Big Ben is 165 years old and the three clocksmiths say it’s temperamental and has a little fit every now and then.
They adjust the time by adding and removing old penny coins as weights from its pendulum to change the rate at which it swings.
They say the clock is considered to be within its normal parameters if it strikes within two seconds of the correct time.
Maybe a few old pennies can do the trick with our post office clock because it’s obviously had a huge fit and is certainly nowhere near its normal parameters.
In fact its hands have been stuck on five past 11 for more than two years and nobody in Australia Post seems keen enough to do anything about it.
We need a clocksmith, or anyone with a bit of clock nous for that matter, to climb in the back and fix the bloody thing.
It’s not a good look.
At least it shows the correct time twice a day at five past 11 in the morning and five past 11 at night.
Buddy hell
THE word buddy is another American invasion into our language that’s popping up everywhere.
The latest is a “buddy bench” at an Orange school that’s designed as a meeting point for lonely children looking for friends to play with.
Besides buddy being an African-American word meaning a close friend, the buddy bench scheme was promoted by a second-grader from York in America after he saw a photo of one at a German school.
So after introducing the scheme here the American buddy bench should be called a “mate’s bench” or something similar.
Nit picking?

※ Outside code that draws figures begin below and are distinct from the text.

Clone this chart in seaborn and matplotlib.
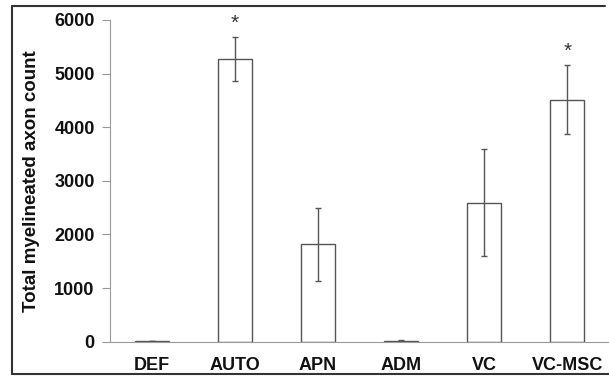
import numpy as np
import pandas as pd
import seaborn as sns
import matplotlib.pyplot as plt
from matplotlib.lines import Line2D

# Data
groups = ["DEF", "AUTO", "APN", "ADM", "VC", "VC-MSC"]
counts = [12, 5270, 1820, 22, 2590, 4510]
errors = [5, 410, 680, 8, 1000, 645]
significant = [False, True, False, False, False, True]

df = pd.DataFrame({"group": groups, "count": counts})

sns.set_style("white")
plt.rcParams["font.family"] = ["Liberation Sans", "DejaVu Sans"]
plt.rcParams["text.color"] = "#111111"
plt.rcParams["axes.labelcolor"] = "#111111"
plt.rcParams["xtick.labelcolor"] = "#111111"
plt.rcParams["ytick.labelcolor"] = "#111111"

fig = plt.figure(figsize=(6.09, 3.84), dpi=100)
ax = fig.add_axes([0.1806, 0.110, 0.8194, 0.838])

sns.barplot(data=df, x="group", y="count", color="white", edgecolor="#555555",
            linewidth=1.0, width=0.41, errorbar=None, ax=ax)

pos = np.arange(len(groups))
ax.errorbar(pos, counts, yerr=errors, fmt="none", ecolor="#555555",
            elinewidth=1.0, capsize=2.5, capthick=1.0)

# significance stars
for x, c, e, s in zip(pos, counts, errors, significant):
    if s:
        ax.annotate("*", (x, c + e), xytext=(0, 3), textcoords="offset points",
                    ha="center", va="bottom", fontsize=15, color="#333333")

ax.set_xlim(-0.5, len(groups) - 0.5)
ax.set_ylim(0, 6000)
ax.set_yticks(range(0, 6001, 1000))
ax.set_yticklabels([str(v) for v in range(0, 6001, 1000)], fontsize=13, fontweight="bold")
ax.set_xticks(pos)
ax.set_xticklabels(groups, fontsize=13, fontweight="bold")
ax.set_xticks(np.arange(-0.5, len(groups)), minor=True)
ax.tick_params(axis="x", which="major", length=0, pad=11)
ax.tick_params(axis="x", which="minor", length=4, width=0.8, color="#999999", direction="out")
ax.tick_params(axis="y", length=6, width=0.8, color="#999999", direction="out", pad=5, left=True)
ax.set_xlabel("")
ax.set_ylabel("Total myelineated axon count", fontsize=13.5, fontweight="bold", labelpad=10)

for side in ["top", "right"]:
    ax.spines[side].set_visible(False)
for side in ["left", "bottom"]:
    ax.spines[side].set_color("#999999")
    ax.spines[side].set_linewidth(0.8)

# outer frame of the figure
x0, x1 = 12 / 609, 605 / 609
y0, y1 = 1 - 374 / 384, 1 - 6 / 384
for xs, ys in [([x0, x1], [y1, y1]), ([x0, x0], [y0, y1]), ([x0, 1.0], [y0, y0])]:
    fig.add_artist(Line2D(xs, ys, color="#333333", linewidth=1.5, transform=fig.transFigure))

fig.savefig("out.png", dpi=100)
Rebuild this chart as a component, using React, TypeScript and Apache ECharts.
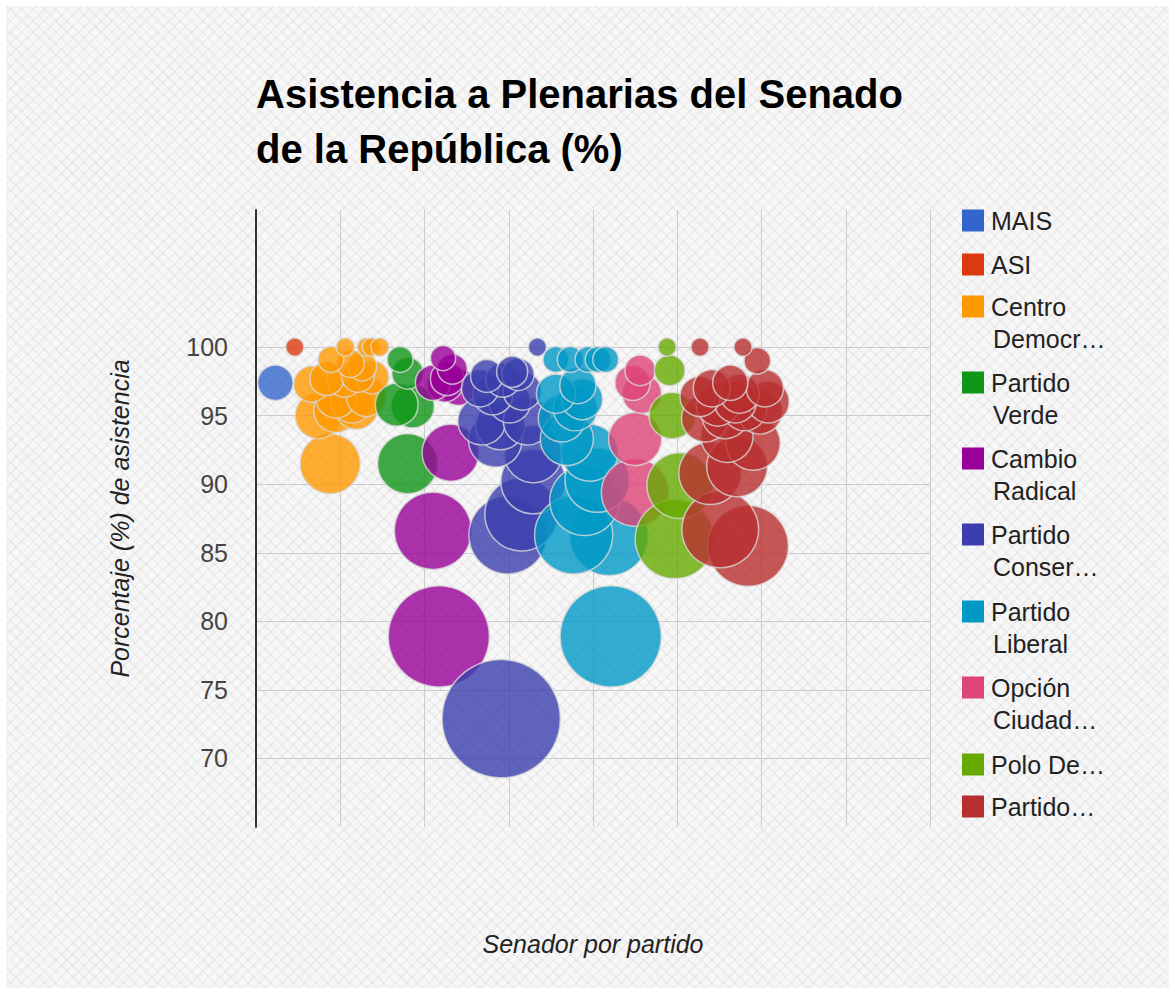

Probably, but the flow of American words into our everyday use is getting out of hand.
There’s words like buck, sidewalk, track, fender, chillin’, trashed, awesome, cool, train station and hanging out that are almost everyday language for us.
But we’ve got enough of our own dinky-di words without importing any from the US.
So let’s keep our language true blue.
No Luck getting our weather back
CITY slickers often have a problem mispronouncing country names like Can-o-win-dra, Cuddle or Canno-bo-lass and an Orange radio station is still calling Luck-No Luck-Now.
But a Channel Nine news reporter came up with a new one the other night in the weather report pronouncing the Belubula River the Bellu-Boolu.
Talking about the weather report Orange is missing out on excellent exposure since Channel Nine took us off the weather map and replaced us with Dubbo and Mudgee.
We should kick up a fuss but again nobody here seems interested enough to get us back on there.
Lights not real flash
IT looks like the Roads and Maritime Services staff have been fiddling with our traffic lights again.
The Sydney co-ordinated adaptive traffic system called SCATS can set the lights on a fixed-time basis where a series of signal timing plans are scheduled by the day of the week and time of day.
So in early mornings you can sit and wait at a red light with no other cars in sight in any direction while the lights go through their cycle.
Summer Street and Lords Place can be all over the place and if you’re behind a truck or someone sitting there daydreaming when you get a green, you’re lucky to get across before the lights change again.
You can also cop red at Summer and Sale streets with no other cars in sight and it’s the same at Woodward and Prince streets and Bathurst Road and William Street.
It’s a good way to waste petrol.
Plough money into farm
A Cudal farmer wins $200,000 in the jackpot lottery and puts on a slap-up barbecue for family and friends to celebrate.
After they all leave he sits down with his wife, who asks what he reckons they should do with all the money.
He thinks for a while: “I reckon we might just keep farming until it’s all gone.”